Professor Janet Hemingway similarly said her organisation needs to have people in laboratories: “We’re in a mix, because we’ve obviously got a lot of lab based activity, and you can’t do that remotely. And so we’ve got a dichotomy of the people working within the teams, a lot of those who are in the office space, and have virtual platforms so they can work from home, and those who are in the lab can’t do that.   

“So we try and make sure that even the people who could work virtually all the time, don’t, and that they come in, and work two or three days in the same space as everybody else. And that gets the teams working together.  

“The people who come and work for us largely are doing it because they get out of bed in the morning because they want to help,” she said.   

Zoe Wallace at Agent Marketing has an all-in culture and said anything else just isn’t conducive to working together in person. “We put our flag in the sand early days to say we want to be together, we want a culture where we come to work, especially with our younger people, we’ve had people who were relocated to Liverpool, and want to make friends in person,” she said..   

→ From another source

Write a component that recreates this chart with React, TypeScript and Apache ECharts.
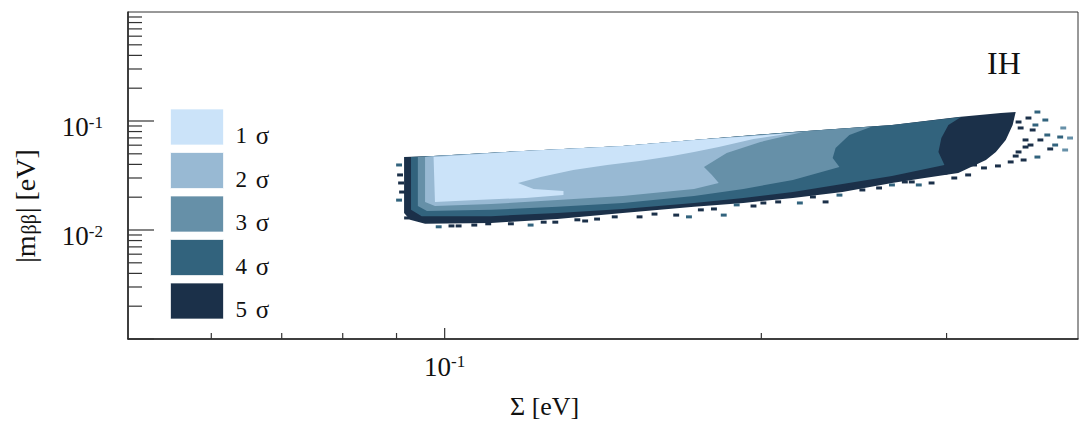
import React, { useEffect, useRef } from "react";
import * as echarts from "echarts";

const FONT = '"Liberation Serif", "Times New Roman", serif';

// Axis ranges [eV]
const X_MIN = 0.05;
const X_MAX = 0.4;
const Y_MIN = 0.001;
const Y_MAX = 1;

const sigmaLabels = ["1 σ", "2 σ", "3 σ", "4 σ", "5 σ"];
const sigmaColors = ["#cbe3f9", "#98b9d3", "#6690a8", "#32637d", "#1b3049"];

// Allowed regions (inverted hierarchy), closed outlines [Σ, |mββ|] in eV
const contour5 = [
  [0.0915, 0.0467], [0.0976, 0.0477], [0.1189, 0.0531], [0.1477, 0.059],
  [0.1726, 0.067], [0.2143, 0.0793], [0.2662, 0.0919], [0.3078, 0.1088],
  [0.3378, 0.1184], [0.349, 0.1209], [0.3467, 0.0919], [0.3415, 0.067],
  [0.3342, 0.052], [0.327, 0.0439], [0.3078, 0.0333], [0.2859, 0.03],
  [0.2662, 0.027], [0.2389, 0.0223], [0.2143, 0.0197], [0.1923, 0.0177],
  [0.1726, 0.0163], [0.1477, 0.0143], [0.128, 0.0126], [0.1107, 0.0116],
  [0.0958, 0.0114], [0.0927, 0.0124], [0.0915, 0.0143],
];
const contour4 = [
  [0.0929, 0.0467], [0.0976, 0.0477], [0.1189, 0.0531], [0.1477, 0.059],
  [0.1726, 0.067], [0.2143, 0.0793], [0.2662, 0.0919], [0.3097, 0.1088],
  [0.3012, 0.0919], [0.2966, 0.0698], [0.2947, 0.052], [0.2986, 0.0395],
  [0.2662, 0.0313], [0.2389, 0.0264], [0.2143, 0.0223], [0.1923, 0.0197],
  [0.1726, 0.0177], [0.1477, 0.0156], [0.128, 0.0143], [0.1107, 0.0134],
  [0.0951, 0.0134], [0.0929, 0.0153],
];
const contour3 = [
  [0.0943, 0.0467], [0.0976, 0.0477], [0.1189, 0.0531], [0.1477, 0.059],
  [0.1726, 0.067], [0.2143, 0.0793], [0.2549, 0.089], [0.2425, 0.0744],
  [0.2353, 0.0565], [0.2338, 0.0458], [0.2373, 0.0378], [0.2143, 0.0288],
  [0.1923, 0.0238], [0.1726, 0.0205], [0.1477, 0.0177], [0.128, 0.0163],
  [0.1107, 0.0153], [0.0962, 0.0149], [0.0943, 0.0166],
];
const contour2 = [
  [0.0958, 0.0467], [0.0976, 0.0477], [0.1189, 0.0531], [0.1477, 0.059],
  [0.1726, 0.067], [0.1996, 0.0744], [0.219, 0.0793], [0.1996, 0.0642],
  [0.1854, 0.0509], [0.1764, 0.0378], [0.1795, 0.032], [0.1822, 0.027],
  [0.1726, 0.0238], [0.1477, 0.0205], [0.128, 0.0188], [0.1107, 0.0173],
  [0.0979, 0.0166], [0.0958, 0.0181],
];
const contour1 = [
  [0.0976, 0.0467], [0.1189, 0.0531], [0.1477, 0.059], [0.1726, 0.067],
  [0.1966, 0.0729], [0.2143, 0.0776], [0.1966, 0.0684], [0.1822, 0.0577],
  [0.1726, 0.052], [0.1646, 0.0477], [0.1532, 0.043], [0.1427, 0.0395],
  [0.1325, 0.0355], [0.1234, 0.0306], [0.1174, 0.027], [0.1215, 0.0238],
  [0.1297, 0.0228], [0.1297, 0.0209], [0.1194, 0.0197], [0.1072, 0.0188],
  [0.0979, 0.0181],
];
const contours = [contour1, contour2, contour3, contour4, contour5];

// Isolated populated bins outside the smooth outlines: [Σ, |mββ|, σ level]
const edgeBins = [
  // high-Σ tail
  [0.3589, 0.1065, 5], [0.3512, 0.0979, 5], [0.3622, 0.0827, 5], [0.3566, 0.0577, 5],
  [0.349, 0.0477, 5], [0.3644, 0.0919, 4], [0.3684, 0.067, 5], [0.3724, 0.1021, 4],
  [0.3805, 0.0602, 4], [0.3889, 0.0542, 3], [0.3528, 0.0863, 5], [0.3566, 0.067, 5],
  [0.3512, 0.052, 5], [0.3605, 0.0602, 5], [0.366, 0.1209, 4], [0.374, 0.0744, 4],
  [0.3847, 0.0713, 4], [0.3873, 0.0863, 3], [0.3931, 0.0698, 3], [0.3764, 0.0554, 5],
  [0.366, 0.0467, 4], [0.3551, 0.0439, 5], [0.3452, 0.0421, 5], [0.3357, 0.0387, 5],
  [0.3256, 0.0371, 5], [0.3186, 0.0395, 5], [0.3145, 0.032, 5], [0.3051, 0.03, 5],
  [0.2986, 0.0333, 5],
  // lower edge
  [0.2903, 0.027, 5], [0.2823, 0.0259, 4], [0.278, 0.0276, 5], [0.2738, 0.0276, 5],
  [0.2662, 0.0259, 4], [0.2588, 0.0243, 5], [0.2495, 0.0233, 5], [0.2425, 0.0243, 5],
  [0.2373, 0.0209, 4], [0.2302, 0.0181, 5], [0.2239, 0.0201, 5], [0.2176, 0.0177, 4],
  [0.2075, 0.0181, 5], [0.2009, 0.0177, 5], [0.1966, 0.0166, 5], [0.1895, 0.017, 4],
  [0.1842, 0.0137, 4], [0.1803, 0.0156, 5], [0.1752, 0.0153, 5], [0.1707, 0.0132, 4],
  [0.166, 0.0137, 5], [0.1583, 0.014, 5], [0.1532, 0.0132, 5], [0.1451, 0.0132, 5],
  [0.1396, 0.0126, 5], [0.136, 0.0121, 5], [0.1337, 0.0124, 5], [0.1274, 0.0118, 5],
  [0.1242, 0.0118, 5], [0.1207, 0.0111, 4], [0.1156, 0.0114, 5], [0.11, 0.0114, 5],
  [0.1067, 0.0111, 5], [0.1031, 0.0109, 5], [0.1015, 0.0109, 5], [0.0987, 0.0107, 4],
  // low-Σ edge
  [0.0905, 0.0395, 4], [0.0907, 0.032, 5], [0.0909, 0.027, 5], [0.0911, 0.0223, 5],
  [0.0905, 0.0188, 4], [0.0921, 0.0129, 5],
];

// Axis tick positions [eV]
const xMajorTicks = [0.1];
const xMinorTicks = [0.06, 0.07, 0.08, 0.09, 0.2, 0.3];
const yMajorTicks = [0.001, 0.01, 0.1];
const yMinorTicks = [
  0.002, 0.003, 0.004, 0.005, 0.006, 0.007, 0.008, 0.009,
  0.02, 0.03, 0.04, 0.05, 0.06, 0.07, 0.08, 0.09,
  0.2, 0.3, 0.4, 0.5, 0.6, 0.7, 0.8, 0.9,
];
const labelledExponents = [-1, -2];

// Histogram bin half-size, as multiplicative factors on each log axis
const BIN_HALF_X = Math.pow(10, 0.0028);
const BIN_HALF_Y = Math.pow(10, 0.0138);

const TICK_COLOR = "#333";

function contourSeries(i: number) {
  const pts = contours[i];
  const color = sigmaColors[i];
  return {
    type: "custom",
    name: sigmaLabels[i],
    coordinateSystem: "cartesian2d",
    silent: true,
    itemStyle: { color },
    data: pts,
    encode: { x: 0, y: 1 },
    z: 2,
    renderItem: (params: any, api: any) => {
      if (params.dataIndex !== 0) return null;
      return {
        type: "polygon",
        shape: { points: pts.map((p) => api.coord(p)) },
        style: { fill: color },
      };
    },
  };
}

function tickSeries(values: number[], axis: "x" | "y", len: number) {
  return {
    type: "custom",
    coordinateSystem: "cartesian2d",
    silent: true,
    z: 6,
    data: values.map((v) => (axis === "x" ? [v, Y_MIN] : [X_MIN, v])),
    encode: { x: 0, y: 1 },
    renderItem: (_p: any, api: any) => {
      const pt = api.coord([api.value(0), api.value(1)]);
      const shape =
        axis === "x"
          ? { x1: pt[0], y1: pt[1], x2: pt[0], y2: pt[1] - len }
          : { x1: pt[0], y1: pt[1], x2: pt[0] + len, y2: pt[1] };
      return { type: "line", shape, style: { stroke: TICK_COLOR, lineWidth: 1.2 } };
    },
  };
}

const powerLabel = (v: number) => {
  const e = Math.round(Math.log10(v));
  if (Math.abs(Math.log10(v) - e) > 0.01) return "";
  return labelledExponents.includes(e) ? `{b|10}{s|${e}}` : "";
};

const labelRich = {
  b: { fontFamily: FONT, fontSize: 27, lineHeight: 27, color: "#111" },
  s: { fontFamily: FONT, fontSize: 17, lineHeight: 17, color: "#111", verticalAlign: "top" },
};

export default function App() {
  const ref = useRef<HTMLDivElement>(null);

  useEffect(() => {
    if (!ref.current) return;
    const chart = echarts.init(ref.current, undefined, { renderer: "svg" });

    const series: any[] = [];
    for (let i = 4; i >= 0; i--) series.push(contourSeries(i));
    series.push({
      type: "custom",
      name: "bins",
      coordinateSystem: "cartesian2d",
      silent: true,
      z: 3,
      data: edgeBins,
      encode: { x: 0, y: 1 },
      renderItem: (_p: any, api: any) => {
        const x = api.value(0);
        const y = api.value(1);
        const lvl = api.value(2);
        const p0 = api.coord([x / BIN_HALF_X, y * BIN_HALF_Y]);
        const p1 = api.coord([x * BIN_HALF_X, y / BIN_HALF_Y]);
        return {
          type: "rect",
          shape: { x: p0[0], y: p0[1], width: p1[0] - p0[0], height: p1[1] - p0[1] },
          style: { fill: sigmaColors[lvl - 1] },
        };
      },
    });
    series.push(tickSeries(yMajorTicks, "y", 26));
    series.push(tickSeries(yMinorTicks, "y", 14));
    series.push(tickSeries(xMajorTicks, "x", 11));
    series.push(tickSeries(xMinorTicks, "x", 6));

    chart.setOption({
      animation: false,
      grid: {
        left: 128,
        top: 12,
        width: 960,
        height: 327,
        show: true,
        borderColor: "#333",
        borderWidth: 1,
      },
      xAxis: {
        type: "log",
        logBase: 10,
        min: X_MIN,
        max: X_MAX,
        axisLine: { show: true, lineStyle: { color: "#222", width: 1.5 } },
        axisTick: { show: false },
        splitLine: { show: false },
        axisLabel: { margin: 14, formatter: powerLabel, rich: labelRich },
      },
      yAxis: {
        type: "log",
        logBase: 10,
        min: Y_MIN,
        max: Y_MAX,
        axisLine: { show: true, lineStyle: { color: "#222", width: 1.5 } },
        axisTick: { show: false },
        splitLine: { show: false },
        axisLabel: {
          margin: 25,
          padding: [12, 0, 0, 0],
          formatter: powerLabel,
          rich: labelRich,
        },
      },
      legend: {
        data: sigmaLabels,
        orient: "vertical",
        left: 170,
        top: 106,
        padding: 0,
        itemWidth: 53,
        itemHeight: 36,
        itemGap: 1.5,
        icon: "rect",
        selectedMode: false,
        itemStyle: { borderColor: "rgba(255,255,255,0.7)", borderWidth: 1 },
        formatter: (name: string) => {
          const [n, g] = name.split(" ");
          return `{n|${n}} {g|${g}}`;
        },
        textStyle: {
          fontFamily: FONT,
          fontSize: 23,
          lineHeight: 21,
          color: "#111",
          rich: {
            n: { fontFamily: FONT, fontSize: 23, lineHeight: 21, color: "#111", padding: [17, 0, 0, 7] },
            g: { fontFamily: FONT, fontSize: 25, lineHeight: 21, color: "#111", padding: [17, 0, 0, 3] },
          },
        },
      },
      graphic: [
        {
          type: "text",
          x: 987,
          y: 63,
          style: {
            text: "IH",
            font: `32px ${FONT}`,
            fill: "#111",
            align: "left",
            verticalAlign: "middle",
          },
        },
        {
          type: "text",
          x: 510,
          y: 406,
          style: {
            text: "Σ [eV]",
            font: `26px ${FONT}`,
            fill: "#111",
            align: "left",
            verticalAlign: "middle",
          },
        },
        {
          type: "text",
          x: 25,
          y: 206,
          rotation: Math.PI / 2,
          style: {
            text: "{a||m}{b|ββ}{a|| [eV]}",
            align: "center",
            verticalAlign: "middle",
            rich: {
              a: { fontFamily: FONT, fontSize: 28, lineHeight: 28, fill: "#111" },
              b: {
                fontFamily: FONT,
                fontSize: 20,
                lineHeight: 20,
                fill: "#111",
                verticalAlign: "bottom",
                padding: [6, 1, 0, 1],
              },
            },
          },
        },
      ],
      series,
    });

    return () => chart.dispose();
  }, []);

  return (
    <div
      ref={ref}
      style={{ position: "absolute", left: 0, top: 0, width: 1081, height: 426 }}
    />
  );
}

“More broadly, the worry is and I think there’s a ticking time bomb where we won’t know what the impact of not having junior colleagues in the office is going to be probably for another few years. Potentially we’ll turn around and go ‘where’s the capable talent? We haven’t we developed enough people?’”  

Gareth Hitchmough is an Audit Partner at Grant Thornton, he said: “As a firm, we’ve got lots of different service lines that work in different ways. Audit is client facing, which means we spent time with our clients all the time, and we continue to flex around their needs and put them at the forefront of our plans.

“Like Tania said, we have said to our audit teams we would like you to be working together as a team, whether at client premises or the office for around four days a week.

“We’ve got good attendance rates in the Liverpool office, and some of this is the city centre location which gives people the ability to meet up and spend time together.  The social aspect of any office is the glue that binds an office together and it’s really important to not lose sight of those aspects.”

Lesley Dixon, chief executive of PSP said: “We went out to our people that could work flexibly and asked them what they wanted to do. And basically, the consensus came around at least 40% of the time in the office, and people can spend more time if people want to be there more. They absolutely can. But we say at least 40% of the time in the office, or we have them as their team members and work in our shared life service who are out and about visiting clients.” 

It was useful to get a perspective on the property side. Leanne Katsande, head of commercial at Sciontec thinks deeply about how to make the workspaces conducive to a different and transformative way of working. “We found that the setting that we’ve got now, people want to enjoy a great workspace. I mean, the spine of it speaks for itself, doesn’t it? We took two floors of the Spine to offer serviced office on a by desk basis because we found that’s where the market has gone. After lockdown people just wanted that flexibility, really just you know, a one desk to desk, they want to tie in to any long term search that was really popular. What I found now is it’s gone full circle.”